Services
Document Intelligence
Structured data from messy documents.
Turn invoices, contracts, forms, and reports into clean, structured data with OCR + NLP pipelines tuned to your formats — validated, traceable, and ready for downstream systems.
What's included
- OCR for scans, PDFs, and images
- Entity & clause extraction with confidence scores
- Validation rules and human review queues
- Export to your database, ERP, or warehouse
Frequently asked questions
Which file types are supported?
PDF, PNG, JPG, TIFF, and most common image formats. We support batch ingestion via S3/GCS, REST API, or web UI upload.
Can it learn new document templates?
Yes.

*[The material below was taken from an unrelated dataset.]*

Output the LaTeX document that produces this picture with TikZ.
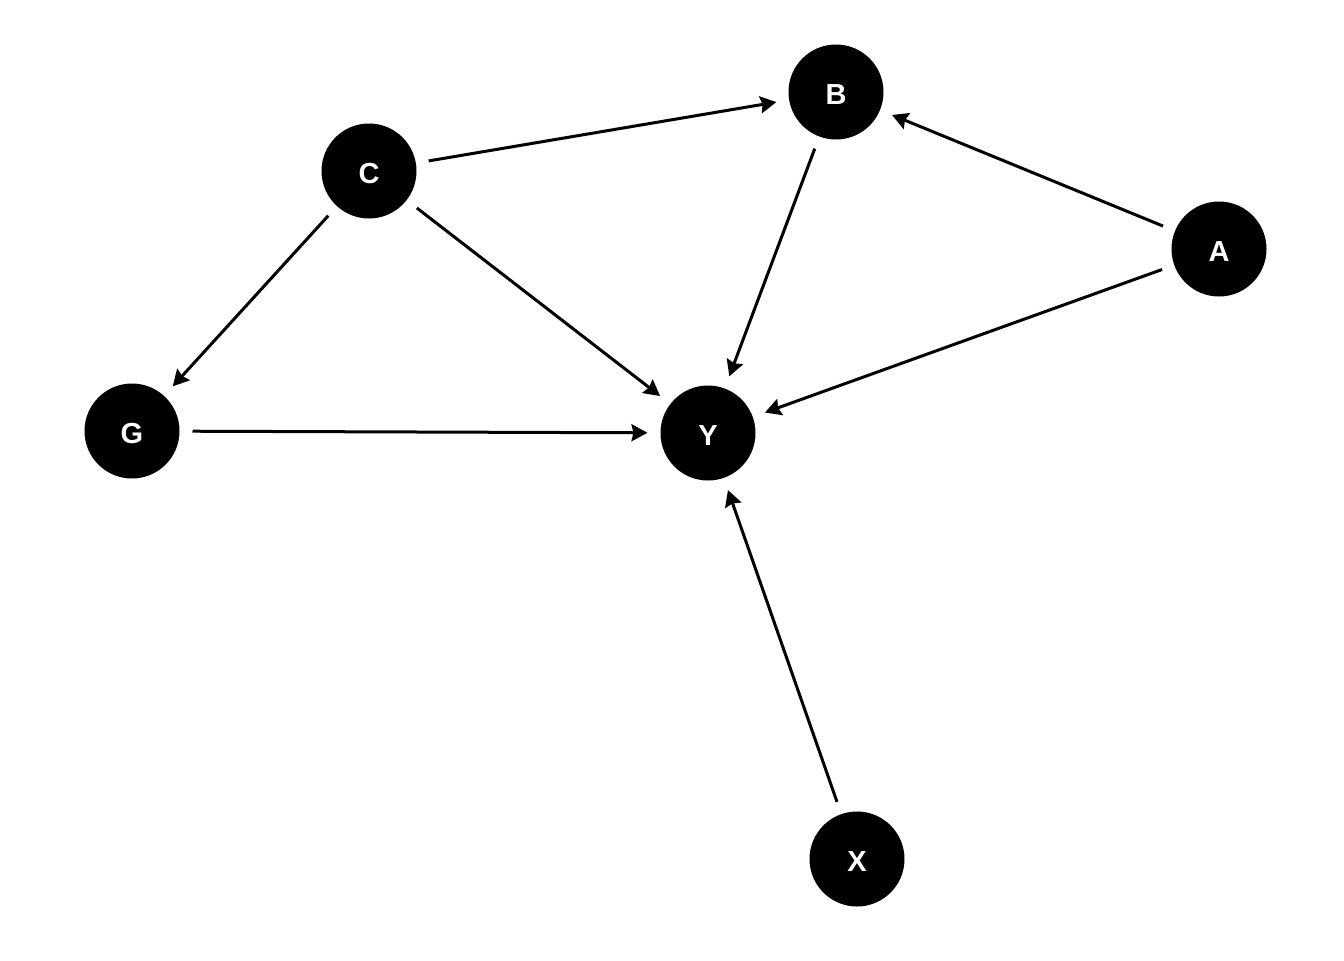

Our models adapt quickly to new vendor formats using few-shot tuning and pattern rules—no need for extensive retraining.
How do you handle low-quality scans?
We apply image preprocessing (deskewing, noise reduction, contrast enhancement) before OCR. Fields with low confidence are flagged for human review.
Is it GDPR-compliant?
Absolutely. All processing happens in EU/GDPR-compliant regions with encryption, RBAC, audit logs, and configurable data retention policies.
How do you integrate with our ERP?
We provide REST APIs, webhooks, and pre-built connectors for SAP, NetSuite, Dynamics, and custom systems. Data can also be exported to your data warehouse.